● THE REQUEST:
Retype the records that come next, word for word.

● DATASET EXTRACT:
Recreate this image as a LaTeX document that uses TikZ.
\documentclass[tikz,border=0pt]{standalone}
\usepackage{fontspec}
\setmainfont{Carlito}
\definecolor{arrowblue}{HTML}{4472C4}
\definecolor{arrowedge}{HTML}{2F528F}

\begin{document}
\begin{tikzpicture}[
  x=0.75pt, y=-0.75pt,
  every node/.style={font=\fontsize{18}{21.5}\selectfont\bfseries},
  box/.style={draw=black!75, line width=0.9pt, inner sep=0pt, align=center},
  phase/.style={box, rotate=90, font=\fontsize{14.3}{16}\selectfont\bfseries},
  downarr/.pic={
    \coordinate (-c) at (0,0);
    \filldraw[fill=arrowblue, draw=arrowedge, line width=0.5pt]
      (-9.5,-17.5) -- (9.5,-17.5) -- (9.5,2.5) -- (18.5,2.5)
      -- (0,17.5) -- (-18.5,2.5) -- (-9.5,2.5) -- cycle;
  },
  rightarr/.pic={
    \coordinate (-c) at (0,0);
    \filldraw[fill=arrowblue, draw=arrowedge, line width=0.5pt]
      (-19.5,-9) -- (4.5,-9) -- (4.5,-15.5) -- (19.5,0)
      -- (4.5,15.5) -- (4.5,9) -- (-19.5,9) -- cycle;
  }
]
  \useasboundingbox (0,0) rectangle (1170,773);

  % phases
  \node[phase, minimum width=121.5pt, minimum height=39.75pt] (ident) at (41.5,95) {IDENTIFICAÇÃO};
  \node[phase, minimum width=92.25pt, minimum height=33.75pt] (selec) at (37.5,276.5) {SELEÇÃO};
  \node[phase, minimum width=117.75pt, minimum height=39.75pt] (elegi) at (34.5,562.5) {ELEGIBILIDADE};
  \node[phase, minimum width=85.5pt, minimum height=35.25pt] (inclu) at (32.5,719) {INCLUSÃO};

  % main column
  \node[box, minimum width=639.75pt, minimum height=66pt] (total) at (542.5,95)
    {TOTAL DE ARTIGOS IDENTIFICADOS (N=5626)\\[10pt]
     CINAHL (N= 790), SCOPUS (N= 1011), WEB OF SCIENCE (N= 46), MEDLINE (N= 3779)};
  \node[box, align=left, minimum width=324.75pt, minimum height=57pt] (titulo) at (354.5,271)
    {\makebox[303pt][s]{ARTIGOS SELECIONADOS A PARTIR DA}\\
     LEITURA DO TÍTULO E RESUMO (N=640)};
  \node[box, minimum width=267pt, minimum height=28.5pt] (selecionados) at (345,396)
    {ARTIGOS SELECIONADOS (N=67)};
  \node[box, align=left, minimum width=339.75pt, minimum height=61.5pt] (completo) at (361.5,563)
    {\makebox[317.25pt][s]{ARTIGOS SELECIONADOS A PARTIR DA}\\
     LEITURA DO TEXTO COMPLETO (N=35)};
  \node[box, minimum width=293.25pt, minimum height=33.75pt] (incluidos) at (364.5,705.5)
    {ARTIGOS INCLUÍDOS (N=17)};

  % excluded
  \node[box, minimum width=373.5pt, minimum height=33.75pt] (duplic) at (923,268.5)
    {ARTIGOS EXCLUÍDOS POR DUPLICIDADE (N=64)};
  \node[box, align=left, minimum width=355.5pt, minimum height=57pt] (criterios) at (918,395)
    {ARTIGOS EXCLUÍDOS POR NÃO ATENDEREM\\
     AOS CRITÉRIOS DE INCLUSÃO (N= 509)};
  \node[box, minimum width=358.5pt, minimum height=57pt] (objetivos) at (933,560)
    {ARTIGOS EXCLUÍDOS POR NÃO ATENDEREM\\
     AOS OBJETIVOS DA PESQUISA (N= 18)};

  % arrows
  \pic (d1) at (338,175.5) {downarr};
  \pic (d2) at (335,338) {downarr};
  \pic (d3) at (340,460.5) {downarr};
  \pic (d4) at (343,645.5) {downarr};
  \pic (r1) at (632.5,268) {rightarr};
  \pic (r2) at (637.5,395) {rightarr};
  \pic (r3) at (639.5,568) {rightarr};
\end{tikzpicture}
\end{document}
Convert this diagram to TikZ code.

● FINAL RESULT:
Recreate this image as a LaTeX document that uses TikZ.
\documentclass[tikz,border=0pt]{standalone}
\usepackage{fontspec}
\setmainfont{Carlito}
\definecolor{arrowblue}{HTML}{4472C4}
\definecolor{arrowedge}{HTML}{2F528F}

\begin{document}
\begin{tikzpicture}[
  x=0.75pt, y=-0.75pt,
  every node/.style={font=\fontsize{18}{21.5}\selectfont\bfseries},
  box/.style={draw=black!75, line width=0.9pt, inner sep=0pt, align=center},
  phase/.style={box, rotate=90, font=\fontsize{14.3}{16}\selectfont\bfseries},
  downarr/.pic={
    \coordinate (-c) at (0,0);
    \filldraw[fill=arrowblue, draw=arrowedge, line width=0.5pt]
      (-9.5,-17.5) -- (9.5,-17.5) -- (9.5,2.5) -- (18.5,2.5)
      -- (0,17.5) -- (-18.5,2.5) -- (-9.5,2.5) -- cycle;
  },
  rightarr/.pic={
    \coordinate (-c) at (0,0);
    \filldraw[fill=arrowblue, draw=arrowedge, line width=0.5pt]
      (-19.5,-9) -- (4.5,-9) -- (4.5,-15.5) -- (19.5,0)
      -- (4.5,15.5) -- (4.5,9) -- (-19.5,9) -- cycle;
  }
]
  \useasboundingbox (0,0) rectangle (1170,773);

  % phases
  \node[phase, minimum width=121.5pt, minimum height=39.75pt] (ident) at (41.5,95) {IDENTIFICAÇÃO};
  \node[phase, minimum width=92.25pt, minimum height=33.75pt] (selec) at (37.5,276.5) {SELEÇÃO};
  \node[phase, minimum width=117.75pt, minimum height=39.75pt] (elegi) at (34.5,562.5) {ELEGIBILIDADE};
  \node[phase, minimum width=85.5pt, minimum height=35.25pt] (inclu) at (32.5,719) {INCLUSÃO};

  % main column
  \node[box, minimum width=639.75pt, minimum height=66pt] (total) at (542.5,95)
    {TOTAL DE ARTIGOS IDENTIFICADOS (N=5626)\\[10pt]
     CINAHL (N= 790), SCOPUS (N= 1011), WEB OF SCIENCE (N= 46), MEDLINE (N= 3779)};
  \node[box, align=left, minimum width=324.75pt, minimum height=57pt] (titulo) at (354.5,271)
    {\makebox[303pt][s]{ARTIGOS SELECIONADOS A PARTIR DA}\\
     LEITURA DO TÍTULO E RESUMO (N=640)};
  \node[box, minimum width=267pt, minimum height=28.5pt] (selecionados) at (345,396)
    {ARTIGOS SELECIONADOS (N=67)};
  \node[box, align=left, minimum width=339.75pt, minimum height=61.5pt] (completo) at (361.5,563)
    {\makebox[317.25pt][s]{ARTIGOS SELECIONADOS A PARTIR DA}\\
     LEITURA DO TEXTO COMPLETO (N=35)};
  \node[box, minimum width=293.25pt, minimum height=33.75pt] (incluidos) at (364.5,705.5)
    {ARTIGOS INCLUÍDOS (N=17)};

  % excluded
  \node[box, minimum width=373.5pt, minimum height=33.75pt] (duplic) at (923,268.5)
    {ARTIGOS EXCLUÍDOS POR DUPLICIDADE (N=64)};
  \node[box, align=left, minimum width=355.5pt, minimum height=57pt] (criterios) at (918,395)
    {ARTIGOS EXCLUÍDOS POR NÃO ATENDEREM\\
     AOS CRITÉRIOS DE INCLUSÃO (N= 509)};
  \node[box, minimum width=358.5pt, minimum height=57pt] (objetivos) at (933,560)
    {ARTIGOS EXCLUÍDOS POR NÃO ATENDEREM\\
     AOS OBJETIVOS DA PESQUISA (N= 18)};

  % arrows
  \pic (d1) at (338,175.5) {downarr};
  \pic (d2) at (335,338) {downarr};
  \pic (d3) at (340,460.5) {downarr};
  \pic (d4) at (343,645.5) {downarr};
  \pic (r1) at (632.5,268) {rightarr};
  \pic (r2) at (637.5,395) {rightarr};
  \pic (r3) at (639.5,568) {rightarr};
\end{tikzpicture}
\end{document}
Convert this diagram to TikZ code.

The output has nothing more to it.